Corn pollination begins in Argentina in the next few weeks and there is little hope of any major relief. I think the Argentina corn crop will eventually fall below 50 MMT.
Till now, corn and wheat traders have basically “yawned” at the expanding Plains drought for wheat (the worst early planted crop in about 20 years from Kansas to Texas) and the drought in Argentina. Why? A couple of reasons 1) The demand side of the equation has been poor; 2) Wheat has 9 lives and commercial grain companies will not panic unless La Nina continues next spring and timely rains do not fall in the important April-May time period.
The one big winner in the grain sector lately has been soybeans. Look at the seasonal of long soybean meal in December that has worked in 13 of the last 15 years and how prices previously skyrocketed.

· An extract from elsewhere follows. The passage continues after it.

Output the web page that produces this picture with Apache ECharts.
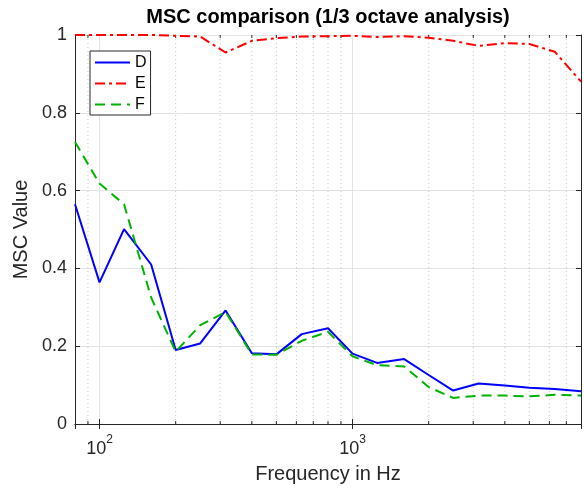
<!DOCTYPE html>
<html>
<head>
<meta charset="utf-8">
<script src="https://cdn.jsdelivr.net/npm/echarts@6/dist/echarts.min.js"></script>
<style>html,body{margin:0;padding:0;background:#fff;}#c{width:584px;height:489px;}</style>
</head>
<body>
<div id="c"></div>
<script>
const freqs = [80,100,125,160,200,250,315,400,500,630,800,1000,1250,1600,2000,2500,3150,4000,5000,6300,8000];
const seriesD = [0.565,0.364,0.501,0.410,0.190,0.207,0.292,0.182,0.179,0.231,0.246,0.181,0.157,0.167,0.126,0.086,0.104,0.099,0.093,0.090,0.084];
const seriesE = [1.0,1.0,1.0,1.0,0.998,0.996,0.955,0.985,0.992,0.996,0.997,0.998,0.995,0.997,0.993,0.985,0.972,0.979,0.977,0.957,0.880];
const seriesF = [0.725,0.618,0.565,0.325,0.186,0.254,0.288,0.179,0.178,0.214,0.237,0.174,0.151,0.148,0.095,0.067,0.073,0.073,0.071,0.075,0.073];
const minorFreqs = [90,200,300,400,500,600,700,800,900,2000,3000,4000,5000,6000,7000];
const yTicks = [0,0.2,0.4,0.6,0.8,1];

const FONT = '"Liberation Sans", Arial, Helvetica, sans-serif';
const TXT = '#262626';
const chart = echarts.init(document.getElementById('c'), null, {renderer: 'canvas'});

function pairs(vals) { return freqs.map((f, i) => [f, vals[i]]); }

function isPow10(v) {
  const l = Math.log10(v);
  return Math.abs(l - Math.round(l)) < 1e-6;
}

const option = {
  animation: false,
  backgroundColor: '#fff',
  textStyle: {fontFamily: FONT},
  title: {
    text: 'MSC comparison (1/3 octave analysis)',
    left: 328, top: 7, textAlign: 'center', padding: 0,
    textStyle: {fontFamily: FONT, fontSize: 20, fontWeight: 'bold', color: '#000'}
  },
  grid: {left: 75, right: 3, top: 35, bottom: 61, containLabel: false},
  legend: {
    orient: 'vertical', left: 90, top: 51,
    data: ['D', 'E', 'F'],
    itemWidth: 35, itemHeight: 14, itemGap: 4,
    padding: [3, 4, 2, 4],
    itemStyle: {opacity: 0},
    borderColor: '#262626', borderWidth: 1, backgroundColor: '#fff',
    textStyle: {fontFamily: FONT, fontSize: 16, color: '#000', lineHeight: 17}
  },
  xAxis: [{
    type: 'log', logBase: 10, min: 80, max: 8000,
    name: 'Frequency in Hz', nameLocation: 'middle', nameGap: 40,
    nameTextStyle: {fontFamily: FONT, fontSize: 20, color: TXT},
    axisLine: {show: true, lineStyle: {color: TXT, width: 1}},
    axisTick: {show: true, inside: true, length: 5, lineStyle: {color: TXT}},
    axisLabel: {
      show: true, margin: 10, showMinLabel: false, showMaxLabel: false,
      formatter: function (v) {
        if (!isPow10(v)) return '';
        return '{b|10}{s|' + Math.round(Math.log10(v)) + '}';
      },
      rich: {
        b: {fontFamily: FONT, fontSize: 18, color: TXT, lineHeight: 24, verticalAlign: 'bottom'},
        s: {fontFamily: FONT, fontSize: 12, color: TXT, lineHeight: 24, verticalAlign: 'top'}
      }
    },
    splitLine: {show: true, lineStyle: {color: '#e3e3e3', width: 1}}
  }, {
    type: 'log', logBase: 10, min: 80, max: 8000, position: 'top',
    axisLine: {show: true, lineStyle: {color: TXT, width: 1}},
    axisTick: {show: true, inside: true, length: 5, lineStyle: {color: TXT}},
    axisLabel: {show: false}, splitLine: {show: false}
  }],
  yAxis: [{
    type: 'value', min: 0, max: 1, interval: 0.2,
    name: 'MSC Value', nameLocation: 'middle', nameGap: 37,
    nameTextStyle: {fontFamily: FONT, fontSize: 20, color: TXT},
    axisLine: {show: true, lineStyle: {color: TXT, width: 1}},
    axisTick: {show: true, inside: true, length: 5, lineStyle: {color: TXT}},
    axisLabel: {fontFamily: FONT, fontSize: 18, color: TXT, margin: 8,
      formatter: v => yTicks.indexOf(+v.toFixed(1)) >= 0 ? String(+v.toFixed(1)) : ''},
    splitLine: {show: true, lineStyle: {color: '#e3e3e3', width: 1}}
  }, {
    type: 'value', min: 0, max: 1, interval: 0.2, position: 'right',
    axisLine: {show: true, lineStyle: {color: TXT, width: 1}},
    axisTick: {show: true, inside: true, length: 5, lineStyle: {color: TXT}},
    axisLabel: {show: false}, splitLine: {show: false}
  }],
  series: [
    {
      name: 'minorGrid', type: 'custom', silent: true, z: 1,
      data: minorFreqs.map(f => [f, 0]),
      renderItem: function (params, api) {
        const f = api.value(0);
        const b = api.coord([f, 0]);
        const t = api.coord([f, 1]);
        return {
          type: 'group',
          children: [
            {type: 'line', shape: {x1: b[0], y1: b[1], x2: t[0], y2: t[1]},
             style: {stroke: '#c8c8c8', lineWidth: 1, lineDash: [1, 3]}},
            {type: 'line', shape: {x1: b[0], y1: b[1], x2: b[0], y2: b[1] - 3},
             style: {stroke: TXT, lineWidth: 1}},
            {type: 'line', shape: {x1: t[0], y1: t[1], x2: t[0], y2: t[1] + 3},
             style: {stroke: TXT, lineWidth: 1}}
          ]
        };
      }
    },
    {
      name: 'D', type: 'line', data: pairs(seriesD), showSymbol: false, symbol: 'none', z: 3,
      lineStyle: {color: '#0000ff', width: 2, type: 'solid'}, itemStyle: {color: '#0000ff'}
    },
    {
      name: 'E', type: 'line', data: pairs(seriesE), showSymbol: false, symbol: 'none', z: 3,
      lineStyle: {color: '#ff0000', width: 2, type: [10, 4, 3, 4]}, itemStyle: {color: '#ff0000'}
    },
    {
      name: 'F', type: 'line', data: pairs(seriesF), showSymbol: false, symbol: 'none', z: 3,
      lineStyle: {color: '#00b300', width: 2, type: [10, 6]}, itemStyle: {color: '#00b300'}
    }
  ]
};
chart.setOption(option);
</script>
</body>
</html>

Source: Moore Financial Research
Source: Stormvista models and Weather Bell
With respect to the corn market, again, I expect that prices may bottom soon due to this extreme heat, and La Nina is still alive and well.
But what about next spring and summer? In 75% of the cases since 1950 when La Nina eased and transitioned to a neutral climatic shift, corn and soybean crops were above trend-line. This would be a long-term bearish signal later next year, in which a 15-30% drop in grain prices would occur from whatever highs we make this winter.